The phrase about holding one’s head high and meeting the world’s gaze operates on multiple registers in the context of Keller’s life and philosophy. Most obviously, it speaks to the physical posture of dignity—the refusal to adopt the stooped, diminished bearing that society expected of disabled people, of women, of those society had deemed lesser. In Keller’s time, disability was often treated with pity rather than respect, and disabled people were frequently encouraged to hide away, to minimize their visibility, to make themselves small so as not to disturb the comfort of the able-bodied majority. By insisting on holding one’s head high, Keller was rejecting this enforced invisibility and shame. But more profoundly, her phrase challenges the psychological internalization of limitation. She recognized that the greatest barriers facing disabled people were not always physical but attitudinal—the ways that society’s low expectations and pity could become internalized as a disabled person’s own beliefs about their worth and capacity. To look the world straight in the eye is to claim full humanity, to refuse the role of object of charity or curiosity, to assert oneself as subject rather than spectacle.

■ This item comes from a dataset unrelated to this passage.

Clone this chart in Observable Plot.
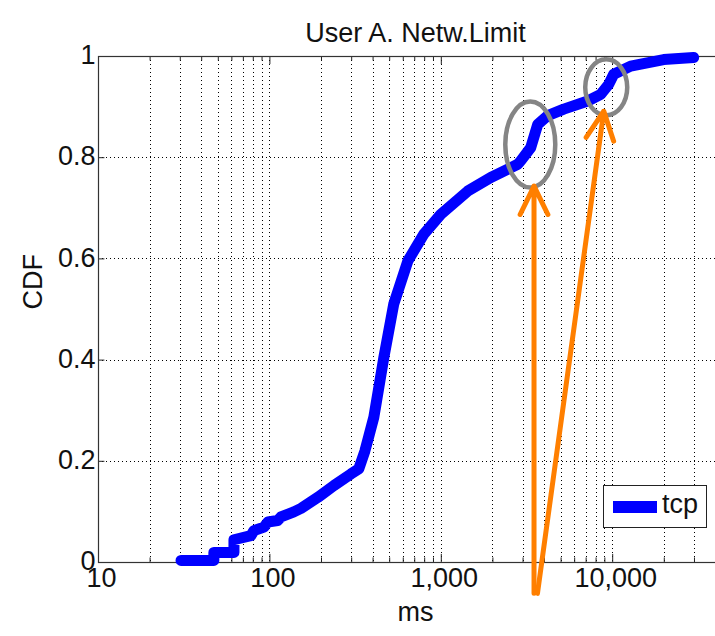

The cultural impact of Keller’s words has evolved significantly since they were first articulated in the early twentieth century. Initially, her story was often co-opted into narratives of miracle and inspiration that, while flattering on the surface, actually reinforced troubling assumptions. She was presented primarily as a triumph of will over disability, suggesting that other disabled people who could not accomplish her specific achievements were simply lacking sufficient determination. This “inspiration porn” narrative, as contemporary disability advocates term it, used Keller’s accomplishments to suggest that disabled people who remained poor, institutionalized, or unable to attend universities must simply not be trying hard enough. Keller herself would likely have rejected this framing vehemently, as she understood that her particular success was enabled by extraordinary privilege—access to highly trained teachers, financial security, and the fortunate circumstance of her family refusing to institutionalize her. Over time, as disability studies emerged as an academic field and as disability rights movements gained momentum, later generations have reclaimed Keller more accurately as a political philosopher of dignity and rights rather than as an inspiration porn protagonist.